Capacity planning is a fact of life for network operators. Hit a traffic threshold target, and you’d better have an upgrade plan in place and ready to implement before demand outstrips supply. Sometimes that plan means splitting up a service group. Sometimes it means adding a 10Gig pipe to increase capacity over a particular link. The right upgrade strategy, however, depends not only on the volume of traffic crossing your network, but also the type. As a network operator, you need to be able to measure both variables on an ongoing basis.
There are two reasons to monitor the composition of your network traffic. First, you need to understand the return on any network investment. For example, if you're spending money as a wireless carrier to install LTE, it's important to know if that 4G network is getting used. If it is, you know that the investment is worthwhile, but also that as the percentage of LTE traffic goes up, you can begin to re-farm the spectrum from older-generation networks to support 4G growth.
Second, understanding the type of traffic on your network can help you figure out how to adapt your monetization strategy. You can change your pricing structure, begin charging for a particular feature, or even negotiate new peering agreements – as in the case of pay-TV providers and Netflix.

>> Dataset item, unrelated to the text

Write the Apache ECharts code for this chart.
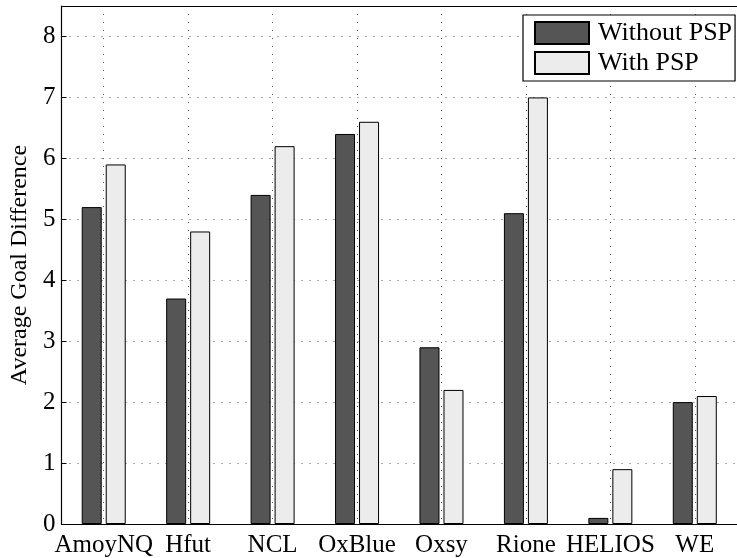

There are a number of different ways to break down traffic type. A few use-case examples include:
- Tracking usage among different wireless frequency bands
- Monitoring the relative growth or decline of SMS traffic versus data traffic
- Recording the amount of bandwidth consumed by streaming video applications
Knowing the amount of traffic on your network is important for capacity planning, but, as a tool, that particular metric is a blunt instrument. By also monitoring traffic type, you can create more sophisticated capacity planning models that help you save money and even discover new revenue opportunities.